Ever since the beginning of the American state’s so-called war on drugs, there has been a significant increase in drug potency, which resembles the trend that occurred during alcohol prohibition in the twentieth century. However, what causes such trends?
We gain some insight from the Alchian-Allen theorem, which tells us that increases in drug potency occur in response to changes in the cost and incentive structure. Often, this is a result of drug-enforcement legislation.
The Alchian-Allen Theorem
The third law of demand, known as the Alchian-Allen theorem, states that when the price of two substitute goods is affected by an additional fixed cost, the consumer, assuming that the individual acts on the margin, will opt for the higher-quality good. Again, the key to this trend lies in the fixed cost and looking at relative prices. This theorem, therefore, can, as stated above, explain increases in the potency of drugs.
For example, consider the following to prove that the Alchian-Allen theorem can explain increases in potency of drugs: say that individuals in Florida and Virginia are in the market for apples. Further, there are two qualities, namely low- and high-quality apples; the low-quality apple is worth five dollars and the high-quality one is worth ten dollars. In addition, there are fixed transportation costs for those who live in Virginia, as these apples are produced in Florida. For the sake of simplicity, let us assume that Virginia residents face a fixed transportation cost of five dollars, which is added to the price of both low- and high-quality apples. For Virginia residents the price of a low-quality apple becomes ten dollars, whereas a high-quality apple is now fifteen dollars. It is now cheaper for residents in Virginia to buy high-quality rather than low-quality apples.1 On the margin, one would tend to see individuals purchase higher rather than lower quality apples.

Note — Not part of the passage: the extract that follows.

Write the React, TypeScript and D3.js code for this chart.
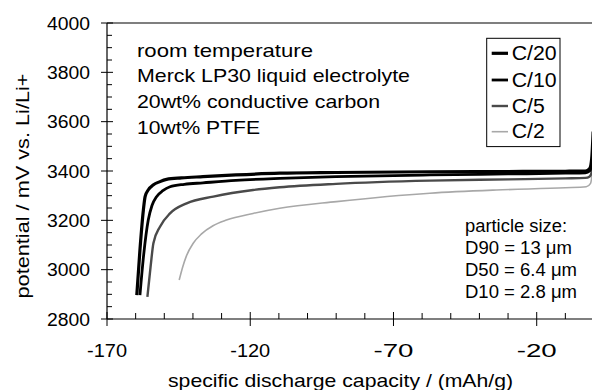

The example above demonstrates that, on the margin, it is cheaper for Virginia residents to purchase higher quality apples. The key is the fixed transportation cost and looking at relative prices. This theorem can generally be applied to any good; of course, one has to assume that individuals are acting on the margin and thus would expect more benefit (or satisfaction) purchasing the higher quality (or more potent) good.